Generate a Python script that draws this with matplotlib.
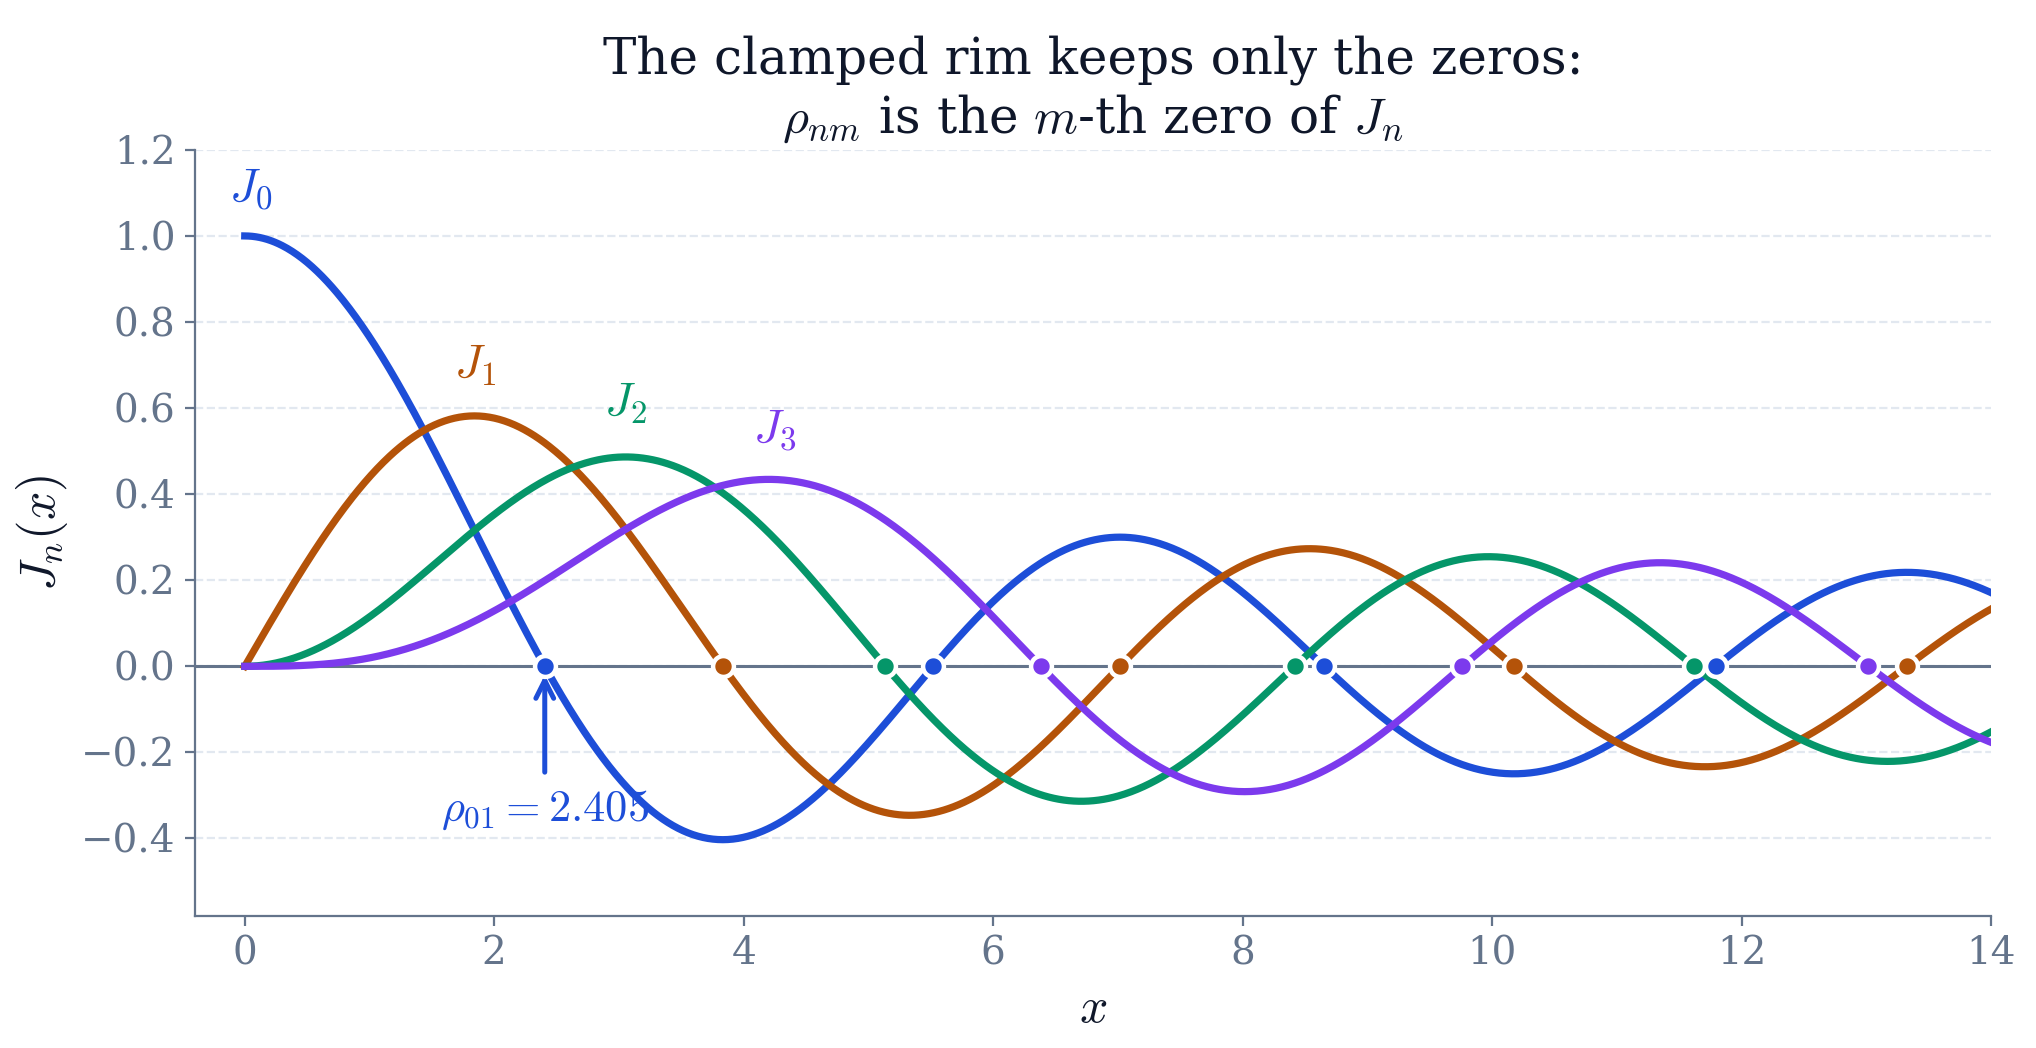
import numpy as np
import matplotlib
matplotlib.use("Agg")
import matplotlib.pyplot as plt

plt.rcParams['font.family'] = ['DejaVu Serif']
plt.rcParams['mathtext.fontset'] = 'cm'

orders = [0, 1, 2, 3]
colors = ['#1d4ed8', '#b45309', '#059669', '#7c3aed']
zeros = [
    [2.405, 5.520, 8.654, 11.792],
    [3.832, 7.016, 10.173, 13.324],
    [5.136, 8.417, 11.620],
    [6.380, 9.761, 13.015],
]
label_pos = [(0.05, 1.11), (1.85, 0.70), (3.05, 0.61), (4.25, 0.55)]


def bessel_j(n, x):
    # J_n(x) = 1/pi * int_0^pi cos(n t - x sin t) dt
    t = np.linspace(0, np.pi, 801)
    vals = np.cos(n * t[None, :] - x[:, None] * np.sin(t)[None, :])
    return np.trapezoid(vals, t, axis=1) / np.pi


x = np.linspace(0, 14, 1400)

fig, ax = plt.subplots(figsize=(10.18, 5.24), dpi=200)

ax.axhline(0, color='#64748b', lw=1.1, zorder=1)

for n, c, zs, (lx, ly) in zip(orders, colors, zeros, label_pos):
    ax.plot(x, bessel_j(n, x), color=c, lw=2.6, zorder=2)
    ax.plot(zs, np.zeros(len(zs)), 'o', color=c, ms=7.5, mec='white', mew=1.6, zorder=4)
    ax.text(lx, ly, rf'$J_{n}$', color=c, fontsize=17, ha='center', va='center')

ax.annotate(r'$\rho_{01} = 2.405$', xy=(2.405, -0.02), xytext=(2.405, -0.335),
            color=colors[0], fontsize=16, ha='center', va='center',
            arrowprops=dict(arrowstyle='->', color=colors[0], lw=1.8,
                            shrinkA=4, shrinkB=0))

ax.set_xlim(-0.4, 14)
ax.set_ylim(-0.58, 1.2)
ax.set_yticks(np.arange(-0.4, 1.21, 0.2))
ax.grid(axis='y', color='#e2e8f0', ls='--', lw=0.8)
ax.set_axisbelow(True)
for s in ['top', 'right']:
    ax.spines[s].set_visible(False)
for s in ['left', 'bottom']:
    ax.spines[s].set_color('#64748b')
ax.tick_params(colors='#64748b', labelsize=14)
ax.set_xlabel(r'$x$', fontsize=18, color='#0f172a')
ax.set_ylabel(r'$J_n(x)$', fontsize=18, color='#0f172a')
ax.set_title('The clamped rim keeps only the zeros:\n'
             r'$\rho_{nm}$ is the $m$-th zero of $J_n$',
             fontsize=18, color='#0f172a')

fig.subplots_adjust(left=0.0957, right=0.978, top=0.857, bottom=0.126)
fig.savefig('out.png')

**Given request:** All the material shown above is to be copied exactly, with no pictures carried over.

**Reply to the exercise:**
Generate a Python script that draws this with matplotlib.
import numpy as np
import matplotlib
matplotlib.use("Agg")
import matplotlib.pyplot as plt

plt.rcParams['font.family'] = ['DejaVu Serif']
plt.rcParams['mathtext.fontset'] = 'cm'

orders = [0, 1, 2, 3]
colors = ['#1d4ed8', '#b45309', '#059669', '#7c3aed']
zeros = [
    [2.405, 5.520, 8.654, 11.792],
    [3.832, 7.016, 10.173, 13.324],
    [5.136, 8.417, 11.620],
    [6.380, 9.761, 13.015],
]
label_pos = [(0.05, 1.11), (1.85, 0.70), (3.05, 0.61), (4.25, 0.55)]


def bessel_j(n, x):
    # J_n(x) = 1/pi * int_0^pi cos(n t - x sin t) dt
    t = np.linspace(0, np.pi, 801)
    vals = np.cos(n * t[None, :] - x[:, None] * np.sin(t)[None, :])
    return np.trapezoid(vals, t, axis=1) / np.pi


x = np.linspace(0, 14, 1400)

fig, ax = plt.subplots(figsize=(10.18, 5.24), dpi=200)

ax.axhline(0, color='#64748b', lw=1.1, zorder=1)

for n, c, zs, (lx, ly) in zip(orders, colors, zeros, label_pos):
    ax.plot(x, bessel_j(n, x), color=c, lw=2.6, zorder=2)
    ax.plot(zs, np.zeros(len(zs)), 'o', color=c, ms=7.5, mec='white', mew=1.6, zorder=4)
    ax.text(lx, ly, rf'$J_{n}$', color=c, fontsize=17, ha='center', va='center')

ax.annotate(r'$\rho_{01} = 2.405$', xy=(2.405, -0.02), xytext=(2.405, -0.335),
            color=colors[0], fontsize=16, ha='center', va='center',
            arrowprops=dict(arrowstyle='->', color=colors[0], lw=1.8,
                            shrinkA=4, shrinkB=0))

ax.set_xlim(-0.4, 14)
ax.set_ylim(-0.58, 1.2)
ax.set_yticks(np.arange(-0.4, 1.21, 0.2))
ax.grid(axis='y', color='#e2e8f0', ls='--', lw=0.8)
ax.set_axisbelow(True)
for s in ['top', 'right']:
    ax.spines[s].set_visible(False)
for s in ['left', 'bottom']:
    ax.spines[s].set_color('#64748b')
ax.tick_params(colors='#64748b', labelsize=14)
ax.set_xlabel(r'$x$', fontsize=18, color='#0f172a')
ax.set_ylabel(r'$J_n(x)$', fontsize=18, color='#0f172a')
ax.set_title('The clamped rim keeps only the zeros:\n'
             r'$\rho_{nm}$ is the $m$-th zero of $J_n$',
             fontsize=18, color='#0f172a')

fig.subplots_adjust(left=0.0957, right=0.978, top=0.857, bottom=0.126)
fig.savefig('out.png')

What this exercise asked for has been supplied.